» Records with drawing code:
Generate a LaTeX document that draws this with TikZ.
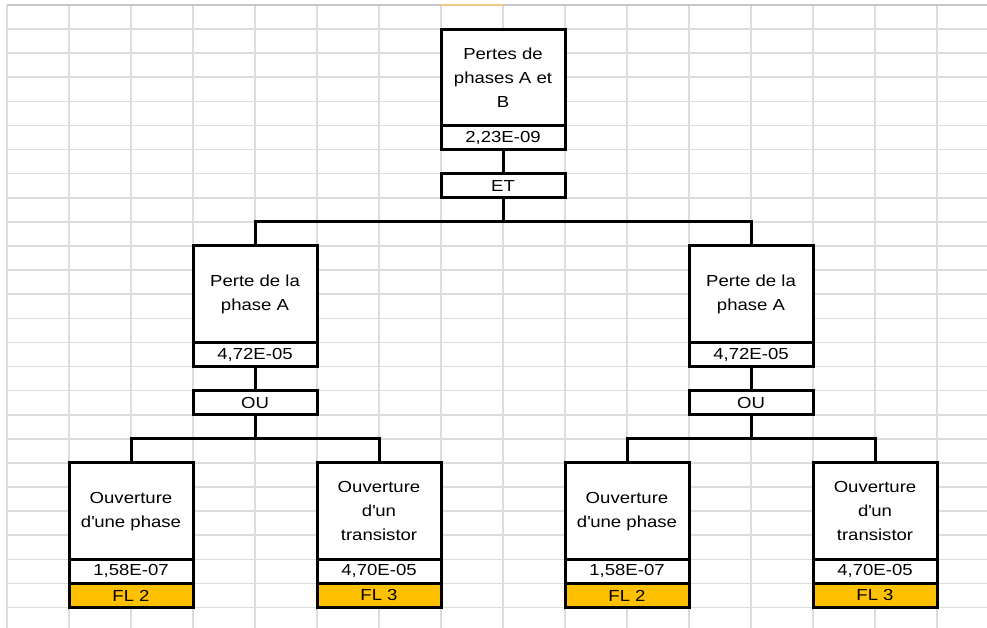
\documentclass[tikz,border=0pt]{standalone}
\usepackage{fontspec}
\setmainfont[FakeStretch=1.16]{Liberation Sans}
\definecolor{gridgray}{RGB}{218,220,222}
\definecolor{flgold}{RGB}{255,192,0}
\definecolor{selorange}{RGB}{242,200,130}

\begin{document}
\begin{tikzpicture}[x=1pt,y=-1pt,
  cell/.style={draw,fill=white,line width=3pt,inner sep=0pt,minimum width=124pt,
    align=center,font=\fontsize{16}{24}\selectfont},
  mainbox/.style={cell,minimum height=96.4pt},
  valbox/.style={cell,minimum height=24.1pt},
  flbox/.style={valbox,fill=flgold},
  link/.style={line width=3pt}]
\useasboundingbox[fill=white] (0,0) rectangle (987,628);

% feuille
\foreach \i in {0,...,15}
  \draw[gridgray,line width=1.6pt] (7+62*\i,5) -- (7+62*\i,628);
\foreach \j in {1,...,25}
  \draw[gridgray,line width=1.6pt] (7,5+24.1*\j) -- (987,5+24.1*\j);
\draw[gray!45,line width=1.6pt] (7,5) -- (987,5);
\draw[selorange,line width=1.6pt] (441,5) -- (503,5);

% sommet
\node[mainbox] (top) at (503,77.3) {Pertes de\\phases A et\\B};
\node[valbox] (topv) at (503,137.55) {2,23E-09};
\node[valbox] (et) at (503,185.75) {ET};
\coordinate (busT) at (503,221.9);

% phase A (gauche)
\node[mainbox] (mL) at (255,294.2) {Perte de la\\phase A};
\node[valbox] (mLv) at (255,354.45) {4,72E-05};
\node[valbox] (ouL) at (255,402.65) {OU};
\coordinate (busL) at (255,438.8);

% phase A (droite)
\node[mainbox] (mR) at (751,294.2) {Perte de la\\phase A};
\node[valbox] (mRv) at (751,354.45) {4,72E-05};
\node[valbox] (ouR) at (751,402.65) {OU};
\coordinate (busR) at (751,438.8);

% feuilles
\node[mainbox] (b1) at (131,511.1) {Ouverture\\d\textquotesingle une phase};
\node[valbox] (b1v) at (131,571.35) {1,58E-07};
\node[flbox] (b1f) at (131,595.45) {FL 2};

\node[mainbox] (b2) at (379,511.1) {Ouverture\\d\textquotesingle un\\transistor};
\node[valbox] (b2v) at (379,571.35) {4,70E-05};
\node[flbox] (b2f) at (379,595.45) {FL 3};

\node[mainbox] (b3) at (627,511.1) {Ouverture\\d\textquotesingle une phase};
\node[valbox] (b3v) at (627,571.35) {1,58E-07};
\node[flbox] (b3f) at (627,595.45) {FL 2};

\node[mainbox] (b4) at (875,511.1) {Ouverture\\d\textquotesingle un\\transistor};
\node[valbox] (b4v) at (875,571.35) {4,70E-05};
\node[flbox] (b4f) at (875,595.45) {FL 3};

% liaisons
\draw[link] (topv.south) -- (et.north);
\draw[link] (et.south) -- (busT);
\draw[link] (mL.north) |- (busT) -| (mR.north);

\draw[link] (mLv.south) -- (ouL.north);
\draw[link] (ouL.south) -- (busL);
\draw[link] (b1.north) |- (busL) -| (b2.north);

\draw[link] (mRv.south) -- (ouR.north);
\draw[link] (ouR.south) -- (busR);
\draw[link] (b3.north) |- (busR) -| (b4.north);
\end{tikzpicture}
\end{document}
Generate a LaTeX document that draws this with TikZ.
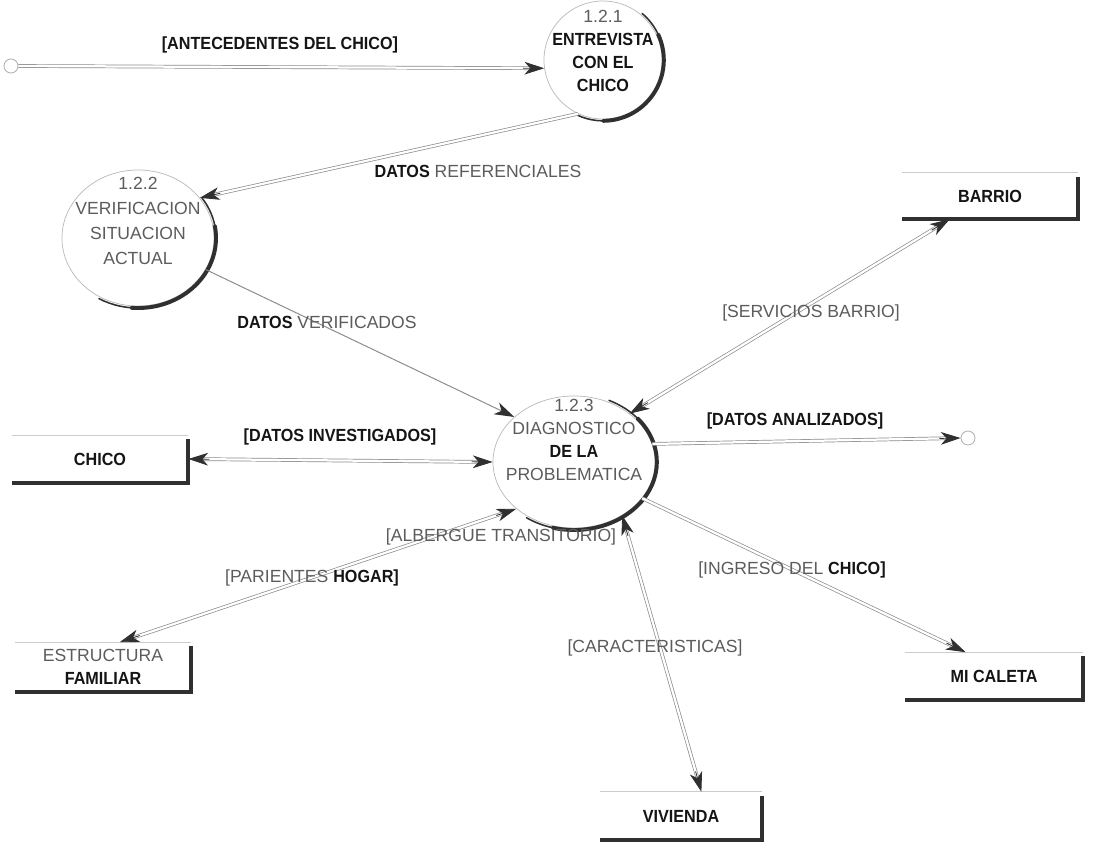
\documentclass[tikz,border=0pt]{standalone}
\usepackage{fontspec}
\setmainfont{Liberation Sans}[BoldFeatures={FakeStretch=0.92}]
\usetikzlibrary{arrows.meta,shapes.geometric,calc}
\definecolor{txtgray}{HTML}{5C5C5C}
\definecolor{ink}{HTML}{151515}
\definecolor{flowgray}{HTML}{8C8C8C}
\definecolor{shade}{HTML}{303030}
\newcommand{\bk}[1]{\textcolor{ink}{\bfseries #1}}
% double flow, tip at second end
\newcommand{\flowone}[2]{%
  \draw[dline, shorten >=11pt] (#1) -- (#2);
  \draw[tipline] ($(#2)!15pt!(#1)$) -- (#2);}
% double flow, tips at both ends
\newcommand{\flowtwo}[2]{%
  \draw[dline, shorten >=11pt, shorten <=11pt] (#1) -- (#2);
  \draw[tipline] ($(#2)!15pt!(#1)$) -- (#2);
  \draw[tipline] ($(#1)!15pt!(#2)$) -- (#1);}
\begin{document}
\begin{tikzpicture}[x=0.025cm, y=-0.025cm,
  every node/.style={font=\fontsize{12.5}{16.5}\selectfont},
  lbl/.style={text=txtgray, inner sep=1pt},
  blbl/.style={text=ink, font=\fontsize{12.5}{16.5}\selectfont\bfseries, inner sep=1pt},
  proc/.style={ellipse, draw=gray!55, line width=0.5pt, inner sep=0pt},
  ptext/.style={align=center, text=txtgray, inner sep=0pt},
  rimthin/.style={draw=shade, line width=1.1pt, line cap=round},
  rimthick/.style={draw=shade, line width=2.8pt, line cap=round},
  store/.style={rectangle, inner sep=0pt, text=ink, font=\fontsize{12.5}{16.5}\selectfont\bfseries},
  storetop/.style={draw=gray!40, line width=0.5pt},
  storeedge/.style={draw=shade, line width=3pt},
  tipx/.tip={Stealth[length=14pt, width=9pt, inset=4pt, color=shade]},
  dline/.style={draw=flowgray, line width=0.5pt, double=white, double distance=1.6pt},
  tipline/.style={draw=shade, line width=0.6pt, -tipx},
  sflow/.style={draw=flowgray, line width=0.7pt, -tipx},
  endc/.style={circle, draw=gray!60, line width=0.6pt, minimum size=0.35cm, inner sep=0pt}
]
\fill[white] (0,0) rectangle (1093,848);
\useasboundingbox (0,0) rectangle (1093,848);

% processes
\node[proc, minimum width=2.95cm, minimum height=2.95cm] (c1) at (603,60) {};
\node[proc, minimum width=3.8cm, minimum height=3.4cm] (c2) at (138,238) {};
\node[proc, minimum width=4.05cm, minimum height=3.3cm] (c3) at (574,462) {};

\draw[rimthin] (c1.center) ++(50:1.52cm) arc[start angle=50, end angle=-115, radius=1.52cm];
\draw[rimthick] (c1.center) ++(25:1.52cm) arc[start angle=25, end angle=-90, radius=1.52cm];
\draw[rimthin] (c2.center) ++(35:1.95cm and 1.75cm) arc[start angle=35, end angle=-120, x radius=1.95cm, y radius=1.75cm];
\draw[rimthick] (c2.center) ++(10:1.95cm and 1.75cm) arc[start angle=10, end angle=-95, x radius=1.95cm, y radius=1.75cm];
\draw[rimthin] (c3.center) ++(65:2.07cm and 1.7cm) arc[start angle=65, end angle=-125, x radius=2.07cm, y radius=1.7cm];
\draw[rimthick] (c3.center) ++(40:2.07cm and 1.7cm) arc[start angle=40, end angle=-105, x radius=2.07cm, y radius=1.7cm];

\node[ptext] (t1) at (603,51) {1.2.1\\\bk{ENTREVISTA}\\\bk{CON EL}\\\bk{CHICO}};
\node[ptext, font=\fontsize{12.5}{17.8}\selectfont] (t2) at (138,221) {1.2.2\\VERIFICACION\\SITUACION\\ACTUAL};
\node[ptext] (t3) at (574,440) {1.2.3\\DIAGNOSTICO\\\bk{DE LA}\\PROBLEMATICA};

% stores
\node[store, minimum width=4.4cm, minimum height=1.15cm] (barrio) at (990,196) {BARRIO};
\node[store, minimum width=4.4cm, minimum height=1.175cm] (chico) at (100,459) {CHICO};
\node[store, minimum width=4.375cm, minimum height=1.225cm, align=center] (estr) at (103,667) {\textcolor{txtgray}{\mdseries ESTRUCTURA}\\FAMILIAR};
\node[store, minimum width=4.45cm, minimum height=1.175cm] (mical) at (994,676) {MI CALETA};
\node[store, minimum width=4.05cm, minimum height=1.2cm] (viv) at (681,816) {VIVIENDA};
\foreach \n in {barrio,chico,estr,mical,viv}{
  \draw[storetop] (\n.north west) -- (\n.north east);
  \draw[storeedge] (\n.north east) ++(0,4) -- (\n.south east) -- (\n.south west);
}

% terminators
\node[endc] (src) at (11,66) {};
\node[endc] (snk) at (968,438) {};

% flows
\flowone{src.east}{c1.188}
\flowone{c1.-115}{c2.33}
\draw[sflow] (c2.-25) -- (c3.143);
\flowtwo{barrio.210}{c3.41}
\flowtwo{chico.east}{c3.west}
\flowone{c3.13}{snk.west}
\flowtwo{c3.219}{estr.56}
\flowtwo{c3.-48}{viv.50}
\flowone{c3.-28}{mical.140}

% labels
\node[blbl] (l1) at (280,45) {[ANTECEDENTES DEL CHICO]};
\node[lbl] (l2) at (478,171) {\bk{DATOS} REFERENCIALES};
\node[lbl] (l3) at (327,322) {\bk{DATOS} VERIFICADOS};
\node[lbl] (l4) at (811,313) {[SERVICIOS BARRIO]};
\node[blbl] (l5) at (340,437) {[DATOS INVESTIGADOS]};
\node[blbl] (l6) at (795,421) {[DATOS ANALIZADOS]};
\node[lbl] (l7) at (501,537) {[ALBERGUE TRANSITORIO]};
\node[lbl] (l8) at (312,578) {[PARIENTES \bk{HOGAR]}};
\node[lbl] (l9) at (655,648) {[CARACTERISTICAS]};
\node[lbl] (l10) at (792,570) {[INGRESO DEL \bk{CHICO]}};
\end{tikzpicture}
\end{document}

» Problem description: Repeat the records above exactly, from the first line through the line containing "(b1f) at (131,595.45)", and leave out the pictures.

» Complete output:
Generate a LaTeX document that draws this with TikZ.
\documentclass[tikz,border=0pt]{standalone}
\usepackage{fontspec}
\setmainfont[FakeStretch=1.16]{Liberation Sans}
\definecolor{gridgray}{RGB}{218,220,222}
\definecolor{flgold}{RGB}{255,192,0}
\definecolor{selorange}{RGB}{242,200,130}

\begin{document}
\begin{tikzpicture}[x=1pt,y=-1pt,
  cell/.style={draw,fill=white,line width=3pt,inner sep=0pt,minimum width=124pt,
    align=center,font=\fontsize{16}{24}\selectfont},
  mainbox/.style={cell,minimum height=96.4pt},
  valbox/.style={cell,minimum height=24.1pt},
  flbox/.style={valbox,fill=flgold},
  link/.style={line width=3pt}]
\useasboundingbox[fill=white] (0,0) rectangle (987,628);

% feuille
\foreach \i in {0,...,15}
  \draw[gridgray,line width=1.6pt] (7+62*\i,5) -- (7+62*\i,628);
\foreach \j in {1,...,25}
  \draw[gridgray,line width=1.6pt] (7,5+24.1*\j) -- (987,5+24.1*\j);
\draw[gray!45,line width=1.6pt] (7,5) -- (987,5);
\draw[selorange,line width=1.6pt] (441,5) -- (503,5);

% sommet
\node[mainbox] (top) at (503,77.3) {Pertes de\\phases A et\\B};
\node[valbox] (topv) at (503,137.55) {2,23E-09};
\node[valbox] (et) at (503,185.75) {ET};
\coordinate (busT) at (503,221.9);

% phase A (gauche)
\node[mainbox] (mL) at (255,294.2) {Perte de la\\phase A};
\node[valbox] (mLv) at (255,354.45) {4,72E-05};
\node[valbox] (ouL) at (255,402.65) {OU};
\coordinate (busL) at (255,438.8);

% phase A (droite)
\node[mainbox] (mR) at (751,294.2) {Perte de la\\phase A};
\node[valbox] (mRv) at (751,354.45) {4,72E-05};
\node[valbox] (ouR) at (751,402.65) {OU};
\coordinate (busR) at (751,438.8);

% feuilles
\node[mainbox] (b1) at (131,511.1) {Ouverture\\d\textquotesingle une phase};
\node[valbox] (b1v) at (131,571.35) {1,58E-07};
\node[flbox] (b1f) at (131,595.45) {FL 2};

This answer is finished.